Il costo complessivo dei lavori – che includeva pedana, gradoni, pensiline, tende, tre portoni, vitto e alloggio degli operai – toccava i 199.872 euro. Due acconti furono effettivamente versati: uno di 55mila euro dal figlio della ministra, l’altro da 21.360 euro. Il resto? Doveva metterlo Visibilia. Ma, secondo la ricostruzione, non è mai arrivato. E il debito è rimasto registrato in contabilità fino al 2022, per poi sparire nel nulla.

“Non ho più visto un soldo, lei è sparita”, racconta oggi Mascio al Fatto. “Mi ha chiesto di ristrutturare completamente la villa: dentro e fuori. Era piccola, insignificante, ma in una posizione pazzesca nel Parco. L’abbiamo trasformata noi. Veranda, portici, serramenti, pavimenti… tutto. Il valore dell’immobile è schizzato”. Ma, dice, “non siamo stati pagati. E quando le feci notare i mancati saldi, mi propose di allargare la veranda a Milano. Un delirio”.

Cosa non torna

Una versione dei fatti che apre scenari potenzialmente delicati. Dall’addebito di spese familiari – che nulla avrebbero a che fare con l’oggetto sociale della società – potrebbero emergere, in ambito civilistico, ipotesi come abuso di potere, conflitto d’interessi, violazione dei doveri degli amministratori e distrazione di fondi. Sul versante penale, il nodo resta la prescrizione.

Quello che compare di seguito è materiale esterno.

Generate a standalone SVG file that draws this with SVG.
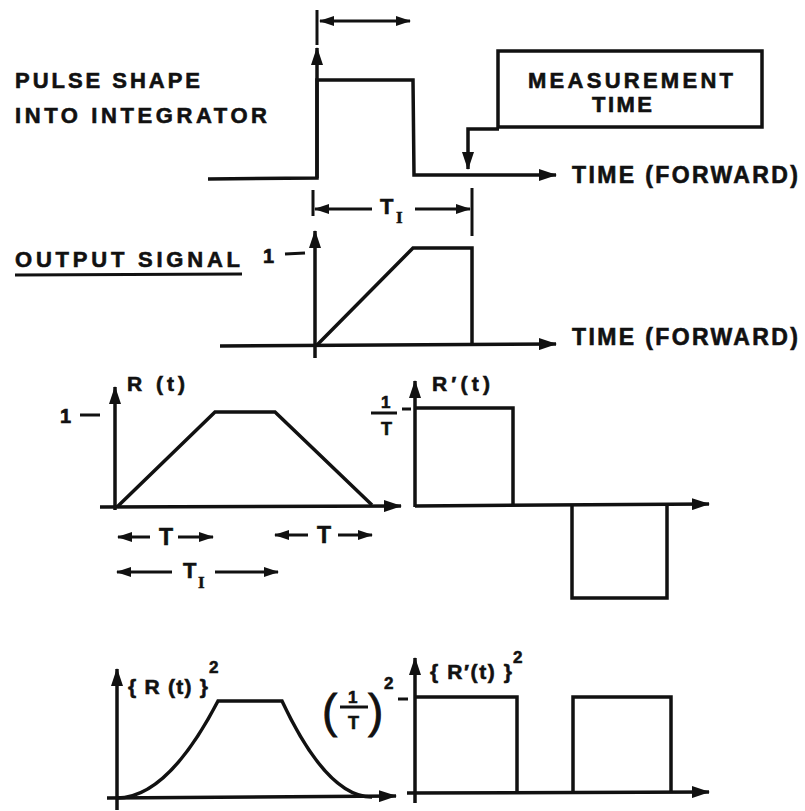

Ma l’aspetto più amaro, secondo Mascio, è umano: “Per sette-otto anni ho lavorato a casa sua, poi ho capito che non gliene frega di niente e di nessuno. Passa sopra a chiunque”. L’ultima volta che l’ha vista? “In via della Spiga. Nulla è cambiato. Sempre la stessa arroganza”.

L’intero impianto, se confermato, comporrebbe un ulteriore tassello nel mosaico di accuse e sospetti che da mesi circondano la figura della ministra Santanchè. Una vicenda che intreccia affari di famiglia, conti aziendali, denunce mai partite (“Chi fa causa a un ministro?”, si chiede Mascio) e quella sensazione di impunità diffusa che non smette di accompagnare certi personaggi pubblici. A pagare, ancora una volta, sono i fornitori lasciati con un pugno di fatture e nessuna risposta.